Fecamp – Introduction
Fecamp is a small coastal city with an active fishing fleet. The fishing fleet is central to the city, since the fishing boats have been going to Newfoundland for over a century to fish for cod, and another large portion of the fleet fished for herring.
The city used to have several herring smoking factories, but all have disappeared today. The last herring factory is being turned into a museum, however, next to the new museum is a bar/restaurant that has maintained and restored one of the smoking walls.
The city itself is squeezed in between two cliffs while the Valmont river runs through the city. The city has a long beach (like most of Upper Normandy, the beach is made out of pebbles, not sand), two pleasure boat marinas, fishing boats and their resulting fish markets and an active wood industry imported from Scandinavia.
The earliest recording in history of Fecamp dates back to 875 AD. Fecamp was during several years the main quarters of the Duke of Normandy. Their castle can still be seen, but it is in ruins.
At the maritime entrance of Fecamp are two lighthouses attached to land by a wooden pier (open to public).
The two long piers go all the way to the entrance of the marina. On one side you can see a row of fishermen houses.
A close inspection of the fishermen houses will show you that they are very small and narrow. Each house usually consists of a single room and stairs to the upper levels. Like on ships, the ceilings are low.
TIP: Today, Fecamp’s biggest claim to fame comes from their Benedictine factory and museum, a “must-see” if you are in the area. More about this incredible beautiful Palace that houses the factory and museum can be found by clicking here.
World War II
During World War II, Fecamp was a main defence position for the Germans. A very long and deep fortified bunker complex was built on the main cliff of Fecamp (that part of the cliff is called Cap Fagnet). At the harbour side you can still some enormous fortifications:
The underground network of the bunkers goes on for kilometres. There are several levels with at the highest levels stairs to many of the observation and defence posts.
It is only in recent years that the authorities discovered a complete hospital, including operating rooms, hidden away inside the cliffs, capable of handling up to 80 patients.
TIP: During the summertime the bunker can be visited but only with a guide. If you are interested, you will need to contact the tourist office for a reservation. The phone number is: +33 (0) 2 35 28 51 01. Click here to access their web site.
On top of these cliffs (height is 110 meters) is a converted farm and chapel. The farm is now a hotel, which includes a small swimming pool. The chapel, Notre-Dame de Salut, is open to the public and can be visited and was primarily used for the sailors who went to sea.
The area around the farm/hotel is ideal to park to visit the cliffs and WWII bunkers. A large public car park has been built close-by. On one side you can see Fecamp (as shown on the top photo), and on the other side you can see the cliffs stretching for miles.
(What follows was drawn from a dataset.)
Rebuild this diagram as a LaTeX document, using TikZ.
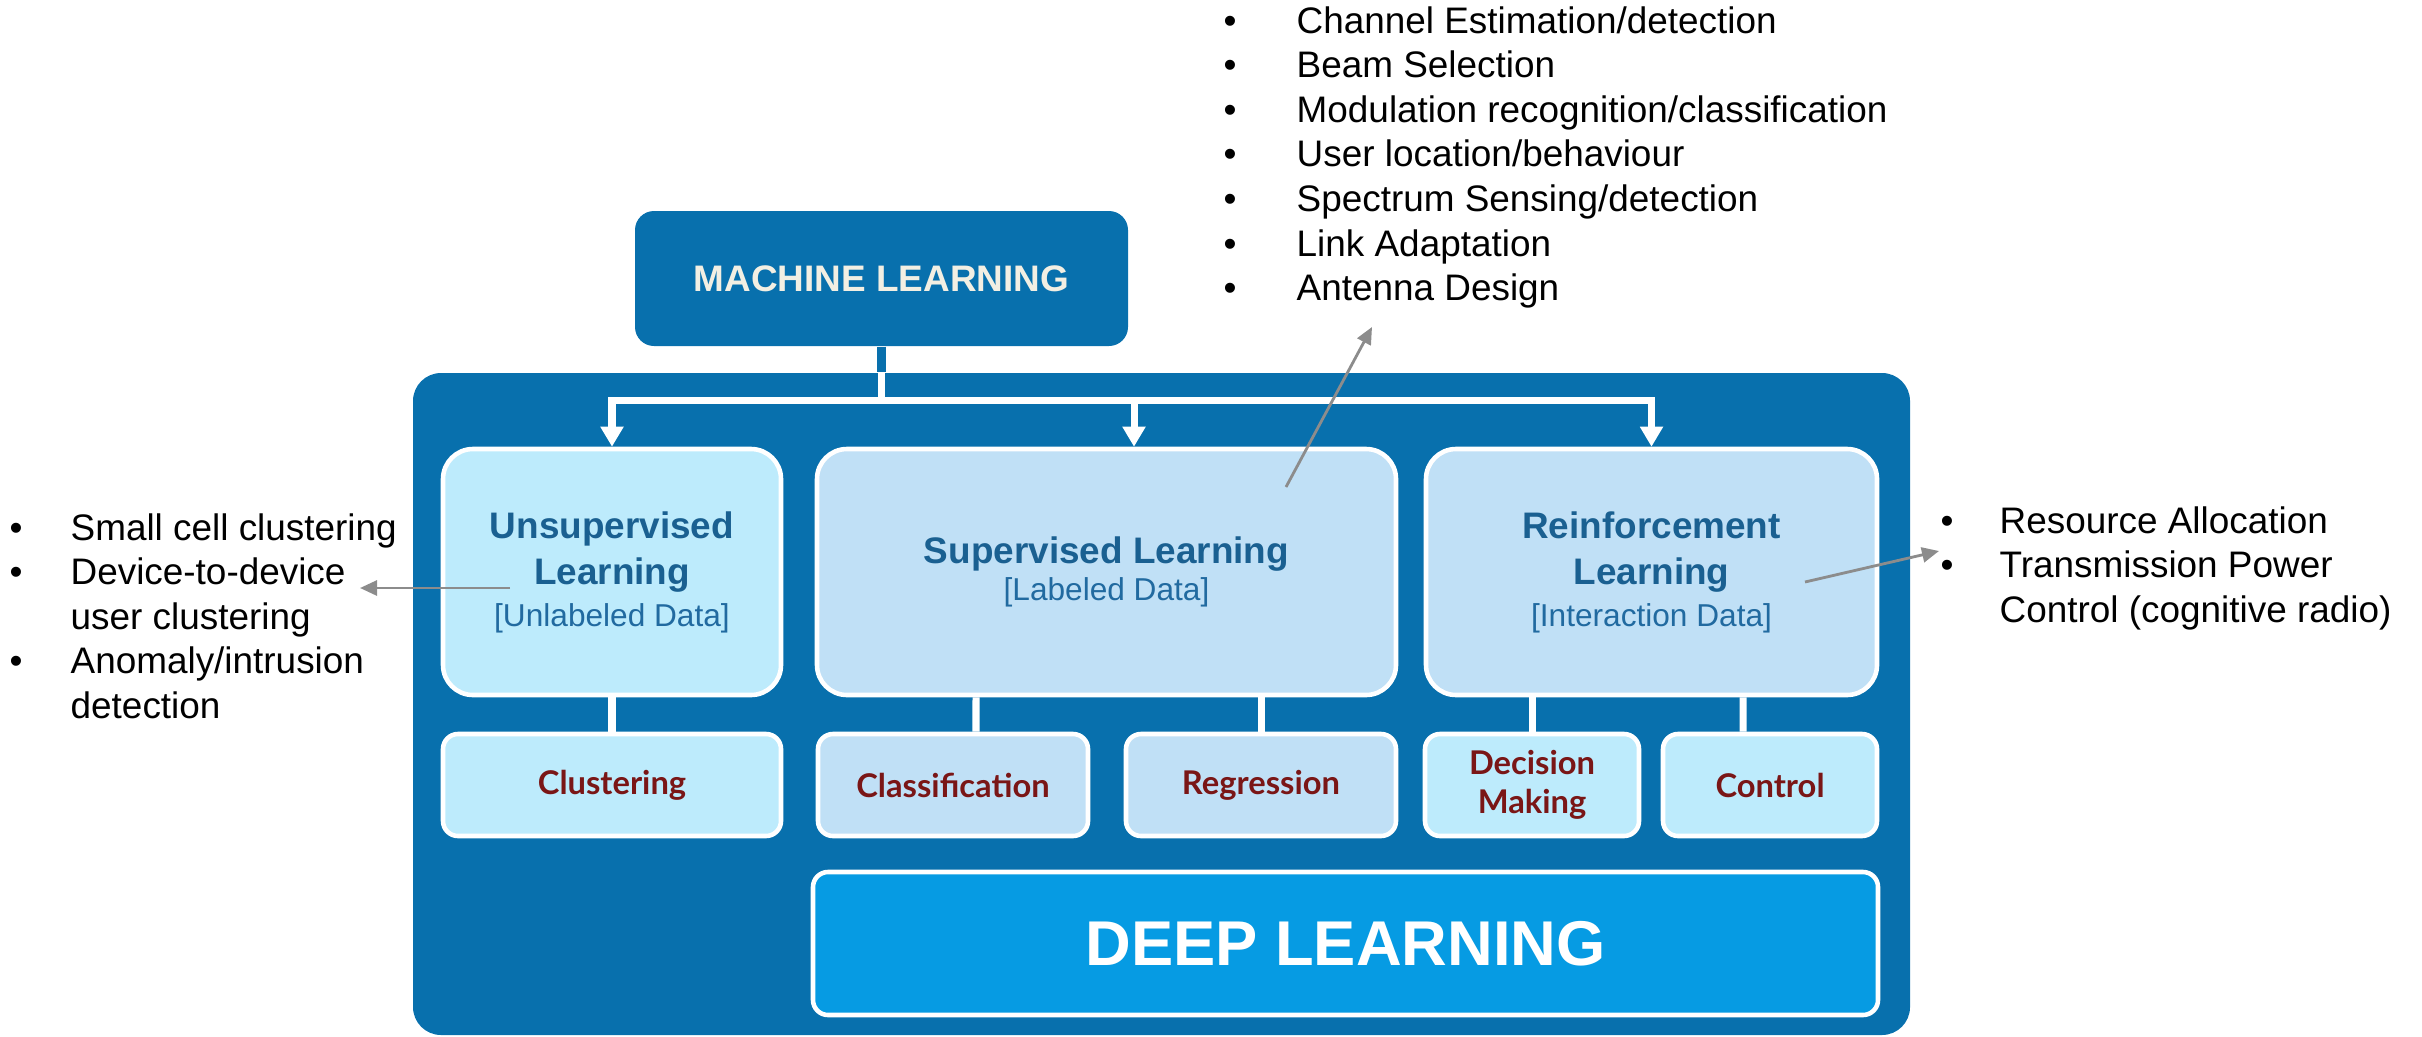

You can also see the WWII bunkers on the top.
WARNING: The cliffs are eroding and can topple over at any moment. Although there are many hiker paths, you are expected to stay several metres away from the edge.
The harbour at Fecamp is divided into two pleasure boat marinas, one which is dependent on a lock/bridge which only opens at certain times of the day. The other can be accessed at any moment. The fishing fleet has its own area and at the furthest edge of the harbour you can find occasional cargo ships loading and offloading wood.
The main road giving access to Fecamp crosses part of the harbour. The road arrives via a drawbridge that opens on preset hours of the day, and when open, results in daily traffic jams.
The city hall is built onto the Trinity Abbey (Abbaye de la Trinité) church. The abbey itself was built starting in the year 659 and belongs to the Benedictine order.
Another rather large church and square dominate Fecamp. The church, Saint-Etienne de Fecamp is located before a large square.
On the square, and around it, on every Saturday you will find a big and very busy market. But it is inside that the real action takes place; a real farmers market with farmers coming from around the area selling their food directly to the consumers. Usually it is food that was picked that morning, often still carrying the dirt and mud.
Often the farmers come with cool-boxes and sit on the ground selling their wares.
Fecamp is part of the long distance hiking path, GR21, which brings you from Le Havre to Treport via the cliffs over some 180 kms.